O desenvolvimento tecnológico africano
Tais conquistas não se restringem apenas ao Egito. As tecnologias de mineração e metalurgia, a agricultura e a criação de gado, as ciências, a medicina, a matemática, a engenharia, a astronomia, enfim, todo um cabedal de reflexão e conhecimento caracterizava o desenvolvimento dos estados africanos. Em 1879, um cirurgião inglês visitava a região do atual país de Uganda, e registrou uma cesariana feita por médicos do povo banyoro, demonstrando profundo conhecimento dos concertos e técnicas de assepsia, anestesia, hemostasia, cauterização, e outros aspectos da medicina. Praticava‑se, a remoção de cataratas oculares através de cirurgias, e tumores cerebrais eram operados no Egito, há mais de quatro milênios.
A astronomia é um destaque do saber africano. No Quênia, ao lado do Lago Turkana, os restos de um observatório astronômico semelhante a Stonehenge, na Inglaterra. Um sistema de calendário complexo e preciso foi desenvolvido até o primeiro milênio a.C. na África oriental, com base nos cálculos astronômicos. Os dogon, que viveram nas terras do antigo império de Mali, perto da capital universitário de Timbuktu, detém uma concepção moderna do universo e com conceito extremamente complexo da astronomia. Desde há seis séculos, eles já conheciam o sistema solar, a Via Láctea com sua estrutura espiral, as luas de Júpiter, e os anéis de Saturno.
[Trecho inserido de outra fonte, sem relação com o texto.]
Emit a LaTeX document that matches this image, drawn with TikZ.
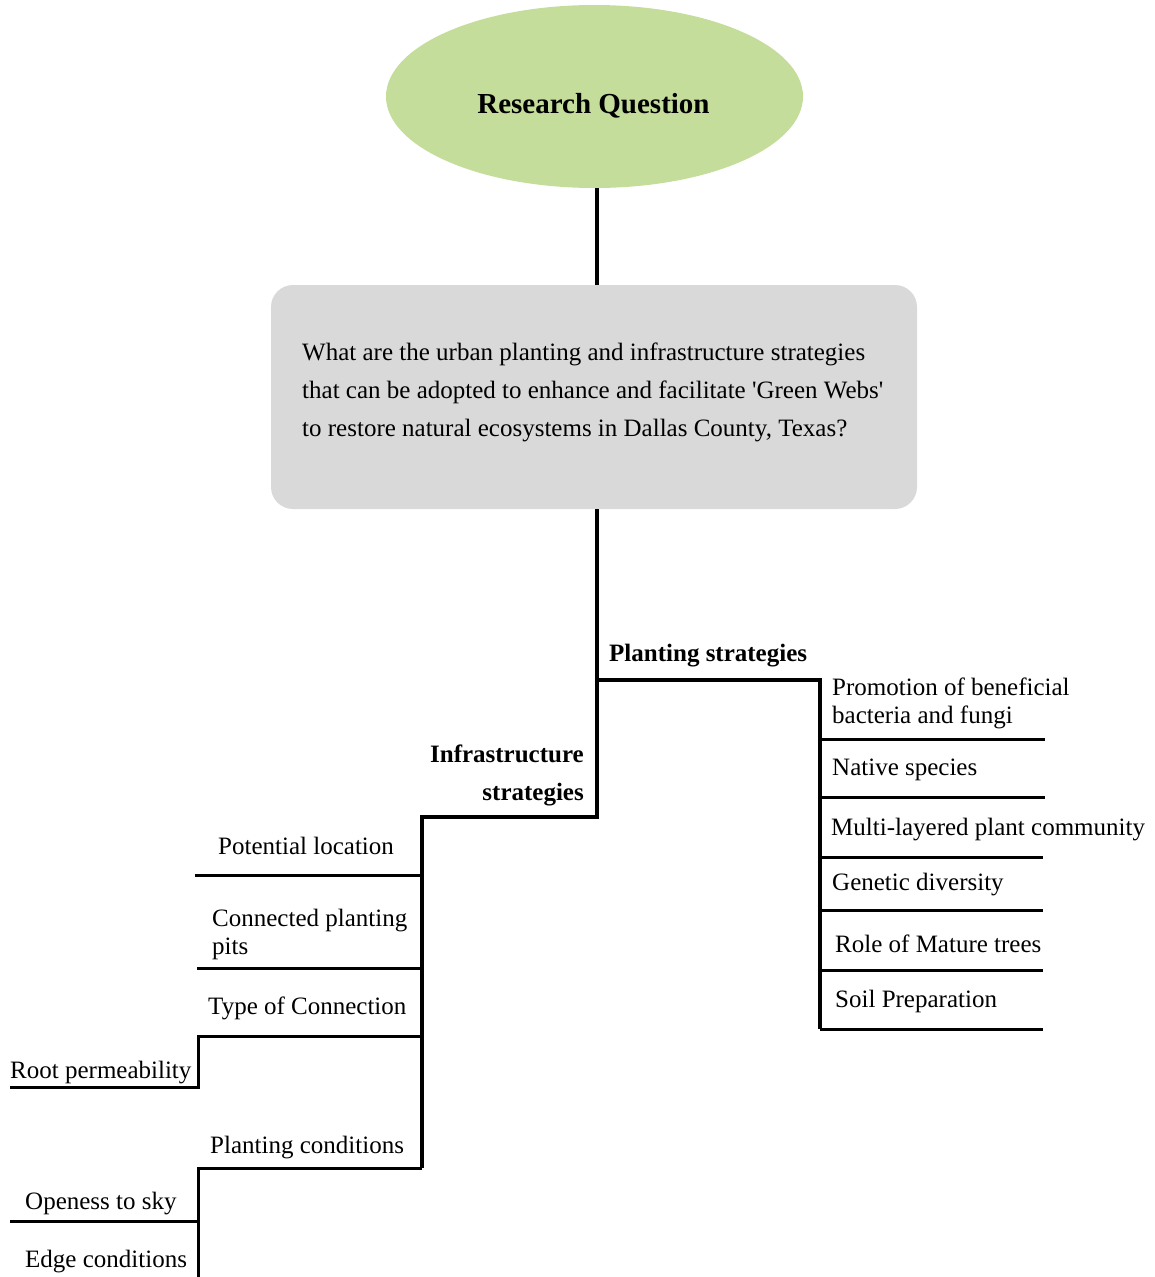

Sabiam da natureza deserta e infecunda da lua, e muito antes que o ocidente conseguisse observá-lo com a ajuda de sofisticados aparelhos, conheciam o pequenino satélite da estrela Sírio B, invisível ao olho nu. Denominavam‑no PoTolo, e desenhavam, com exata precisão, a sua órbita elítica em torno de Sírio. Projetaram corretamente a sua trajetória até o ano 1990, em desenhos que conferem precisamente com o curso projetado pela astronomia moderna.
No campo da metalurgia, há vários exemplos como o dos haya, povo de fala banta habitante de uma região da Tanzânia perto do lago Vitória. Há dois mil anos, produziam aço em fornos que atingiam temperaturas bem mais altas do que fossem capazes os fornos europeus até o século XIX. Com base na tradição oral, a antiga tecnologia de fundição foi reproduzida fisicamente, confirmando sua eficácia.
Monomatapa, em Zimbábue, é outro exemplo da tecnologia aplicada na África antiga. Capital de um império que durou trezentos anos, sua construção significa uma verdadeira façanha de engenharia, encerrando uma cidade murada do dez mil habitantes. Estudiosos atribuíram sua construção a povos exógenos à África, e até a extraterrestres. Entretanto, o esforço de negar à África a sua autoria foi em vão, e este se agrega a outros incontáveis exemplos do
desenvolvimento tecnológico na África tradicional.
Elisa Larkin Nascimento
*Doutora em psicologia pela USP e Mestre em Direito e em Ciências Sociais pela Universidade do Estado de Nova Iorque. Co‑fundadora do IPEAFRO (Instituto de Pesquisas e Estudos Afro‑Brasileiros).
Coordenou o Setor de Ensino do Programa de Estudos e Debates dos Povos Africanos e Afro‑Americanos da UERJ.